Print all of the lines exactly. Any picture among them stays out.
##### DATA #####
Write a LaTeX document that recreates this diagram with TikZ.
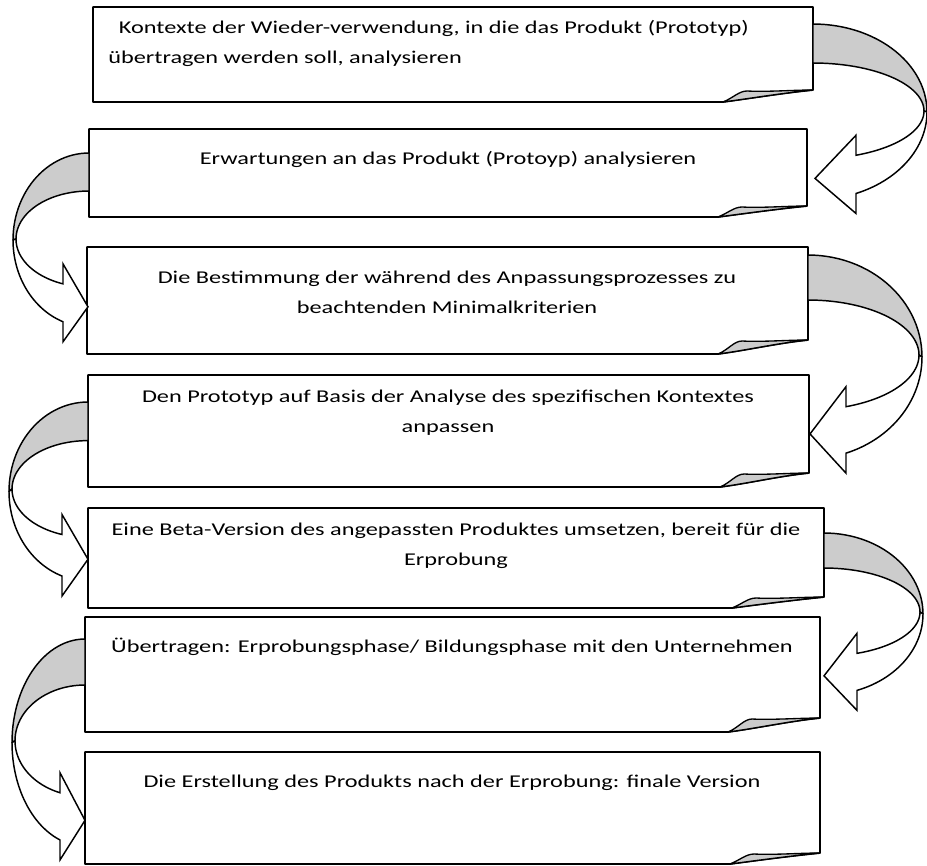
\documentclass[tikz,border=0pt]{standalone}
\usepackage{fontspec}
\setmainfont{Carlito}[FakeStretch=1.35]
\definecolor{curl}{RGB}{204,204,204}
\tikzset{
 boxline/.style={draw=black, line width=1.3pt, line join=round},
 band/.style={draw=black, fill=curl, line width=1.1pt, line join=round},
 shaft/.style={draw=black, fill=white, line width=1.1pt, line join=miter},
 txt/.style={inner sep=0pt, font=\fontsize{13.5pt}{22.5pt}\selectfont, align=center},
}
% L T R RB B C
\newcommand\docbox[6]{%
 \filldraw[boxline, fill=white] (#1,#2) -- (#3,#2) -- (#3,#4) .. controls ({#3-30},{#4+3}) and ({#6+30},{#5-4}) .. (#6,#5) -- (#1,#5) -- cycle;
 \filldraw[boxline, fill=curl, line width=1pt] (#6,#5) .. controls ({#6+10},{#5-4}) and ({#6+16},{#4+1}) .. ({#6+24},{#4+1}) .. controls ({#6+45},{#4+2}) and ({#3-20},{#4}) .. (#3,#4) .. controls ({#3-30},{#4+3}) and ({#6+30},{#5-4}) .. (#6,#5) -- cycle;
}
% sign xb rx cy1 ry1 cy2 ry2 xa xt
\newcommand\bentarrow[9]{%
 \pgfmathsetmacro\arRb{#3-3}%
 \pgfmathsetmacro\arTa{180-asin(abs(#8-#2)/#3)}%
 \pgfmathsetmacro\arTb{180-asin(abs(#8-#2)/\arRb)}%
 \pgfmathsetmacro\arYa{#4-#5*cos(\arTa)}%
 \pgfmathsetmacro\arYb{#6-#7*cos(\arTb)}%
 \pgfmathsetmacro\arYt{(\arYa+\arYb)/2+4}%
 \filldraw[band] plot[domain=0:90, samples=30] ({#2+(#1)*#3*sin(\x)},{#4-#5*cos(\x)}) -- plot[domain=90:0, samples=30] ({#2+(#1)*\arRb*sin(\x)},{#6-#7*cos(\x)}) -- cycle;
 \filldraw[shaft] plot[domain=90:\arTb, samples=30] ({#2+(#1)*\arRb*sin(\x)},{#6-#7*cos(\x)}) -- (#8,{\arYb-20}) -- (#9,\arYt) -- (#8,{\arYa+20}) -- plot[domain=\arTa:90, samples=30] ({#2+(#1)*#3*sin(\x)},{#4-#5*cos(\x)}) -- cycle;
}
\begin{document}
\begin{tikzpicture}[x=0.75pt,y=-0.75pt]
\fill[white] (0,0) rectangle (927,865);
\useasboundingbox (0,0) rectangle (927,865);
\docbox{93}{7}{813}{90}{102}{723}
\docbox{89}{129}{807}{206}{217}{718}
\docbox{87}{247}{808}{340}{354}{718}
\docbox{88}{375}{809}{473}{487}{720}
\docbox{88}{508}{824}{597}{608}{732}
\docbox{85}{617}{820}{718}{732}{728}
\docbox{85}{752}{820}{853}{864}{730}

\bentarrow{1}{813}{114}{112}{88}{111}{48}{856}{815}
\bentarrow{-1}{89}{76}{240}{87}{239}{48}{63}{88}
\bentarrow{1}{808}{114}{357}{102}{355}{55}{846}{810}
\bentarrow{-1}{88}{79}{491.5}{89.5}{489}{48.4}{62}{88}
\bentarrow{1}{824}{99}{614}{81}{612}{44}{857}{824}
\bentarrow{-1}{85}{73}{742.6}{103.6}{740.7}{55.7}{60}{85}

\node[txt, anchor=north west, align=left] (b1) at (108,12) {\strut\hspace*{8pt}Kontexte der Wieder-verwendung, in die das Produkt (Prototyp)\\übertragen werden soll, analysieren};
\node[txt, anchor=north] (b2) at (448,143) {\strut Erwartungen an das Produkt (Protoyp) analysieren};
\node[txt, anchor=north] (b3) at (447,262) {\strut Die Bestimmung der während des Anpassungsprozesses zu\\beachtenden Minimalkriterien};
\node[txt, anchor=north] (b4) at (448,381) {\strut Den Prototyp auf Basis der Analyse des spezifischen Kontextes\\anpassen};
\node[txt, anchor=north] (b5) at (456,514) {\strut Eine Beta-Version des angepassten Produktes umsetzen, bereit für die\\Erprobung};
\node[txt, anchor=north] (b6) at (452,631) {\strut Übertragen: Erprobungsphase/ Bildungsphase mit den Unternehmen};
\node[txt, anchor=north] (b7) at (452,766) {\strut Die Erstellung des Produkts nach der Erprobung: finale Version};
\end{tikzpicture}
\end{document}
#####
_TASK RESPONSE_
Write a LaTeX document that recreates this diagram with TikZ.
\documentclass[tikz,border=0pt]{standalone}
\usepackage{fontspec}
\setmainfont{Carlito}[FakeStretch=1.35]
\definecolor{curl}{RGB}{204,204,204}
\tikzset{
 boxline/.style={draw=black, line width=1.3pt, line join=round},
 band/.style={draw=black, fill=curl, line width=1.1pt, line join=round},
 shaft/.style={draw=black, fill=white, line width=1.1pt, line join=miter},
 txt/.style={inner sep=0pt, font=\fontsize{13.5pt}{22.5pt}\selectfont, align=center},
}
% L T R RB B C
\newcommand\docbox[6]{%
 \filldraw[boxline, fill=white] (#1,#2) -- (#3,#2) -- (#3,#4) .. controls ({#3-30},{#4+3}) and ({#6+30},{#5-4}) .. (#6,#5) -- (#1,#5) -- cycle;
 \filldraw[boxline, fill=curl, line width=1pt] (#6,#5) .. controls ({#6+10},{#5-4}) and ({#6+16},{#4+1}) .. ({#6+24},{#4+1}) .. controls ({#6+45},{#4+2}) and ({#3-20},{#4}) .. (#3,#4) .. controls ({#3-30},{#4+3}) and ({#6+30},{#5-4}) .. (#6,#5) -- cycle;
}
% sign xb rx cy1 ry1 cy2 ry2 xa xt
\newcommand\bentarrow[9]{%
 \pgfmathsetmacro\arRb{#3-3}%
 \pgfmathsetmacro\arTa{180-asin(abs(#8-#2)/#3)}%
 \pgfmathsetmacro\arTb{180-asin(abs(#8-#2)/\arRb)}%
 \pgfmathsetmacro\arYa{#4-#5*cos(\arTa)}%
 \pgfmathsetmacro\arYb{#6-#7*cos(\arTb)}%
 \pgfmathsetmacro\arYt{(\arYa+\arYb)/2+4}%
 \filldraw[band] plot[domain=0:90, samples=30] ({#2+(#1)*#3*sin(\x)},{#4-#5*cos(\x)}) -- plot[domain=90:0, samples=30] ({#2+(#1)*\arRb*sin(\x)},{#6-#7*cos(\x)}) -- cycle;
 \filldraw[shaft] plot[domain=90:\arTb, samples=30] ({#2+(#1)*\arRb*sin(\x)},{#6-#7*cos(\x)}) -- (#8,{\arYb-20}) -- (#9,\arYt) -- (#8,{\arYa+20}) -- plot[domain=\arTa:90, samples=30] ({#2+(#1)*#3*sin(\x)},{#4-#5*cos(\x)}) -- cycle;
}
\begin{document}
\begin{tikzpicture}[x=0.75pt,y=-0.75pt]
\fill[white] (0,0) rectangle (927,865);
\useasboundingbox (0,0) rectangle (927,865);
\docbox{93}{7}{813}{90}{102}{723}
\docbox{89}{129}{807}{206}{217}{718}
\docbox{87}{247}{808}{340}{354}{718}
\docbox{88}{375}{809}{473}{487}{720}
\docbox{88}{508}{824}{597}{608}{732}
\docbox{85}{617}{820}{718}{732}{728}
\docbox{85}{752}{820}{853}{864}{730}

\bentarrow{1}{813}{114}{112}{88}{111}{48}{856}{815}
\bentarrow{-1}{89}{76}{240}{87}{239}{48}{63}{88}
\bentarrow{1}{808}{114}{357}{102}{355}{55}{846}{810}
\bentarrow{-1}{88}{79}{491.5}{89.5}{489}{48.4}{62}{88}
\bentarrow{1}{824}{99}{614}{81}{612}{44}{857}{824}
\bentarrow{-1}{85}{73}{742.6}{103.6}{740.7}{55.7}{60}{85}

\node[txt, anchor=north west, align=left] (b1) at (108,12) {\strut\hspace*{8pt}Kontexte der Wieder-verwendung, in die das Produkt (Prototyp)\\übertragen werden soll, analysieren};
\node[txt, anchor=north] (b2) at (448,143) {\strut Erwartungen an das Produkt (Protoyp) analysieren};
\node[txt, anchor=north] (b3) at (447,262) {\strut Die Bestimmung der während des Anpassungsprozesses zu\\beachtenden Minimalkriterien};
\node[txt, anchor=north] (b4) at (448,381) {\strut Den Prototyp auf Basis der Analyse des spezifischen Kontextes\\anpassen};
\node[txt, anchor=north] (b5) at (456,514) {\strut Eine Beta-Version des angepassten Produktes umsetzen, bereit für die\\Erprobung};
\node[txt, anchor=north] (b6) at (452,631) {\strut Übertragen: Erprobungsphase/ Bildungsphase mit den Unternehmen};
\node[txt, anchor=north] (b7) at (452,766) {\strut Die Erstellung des Produkts nach der Erprobung: finale Version};
\end{tikzpicture}
\end{document}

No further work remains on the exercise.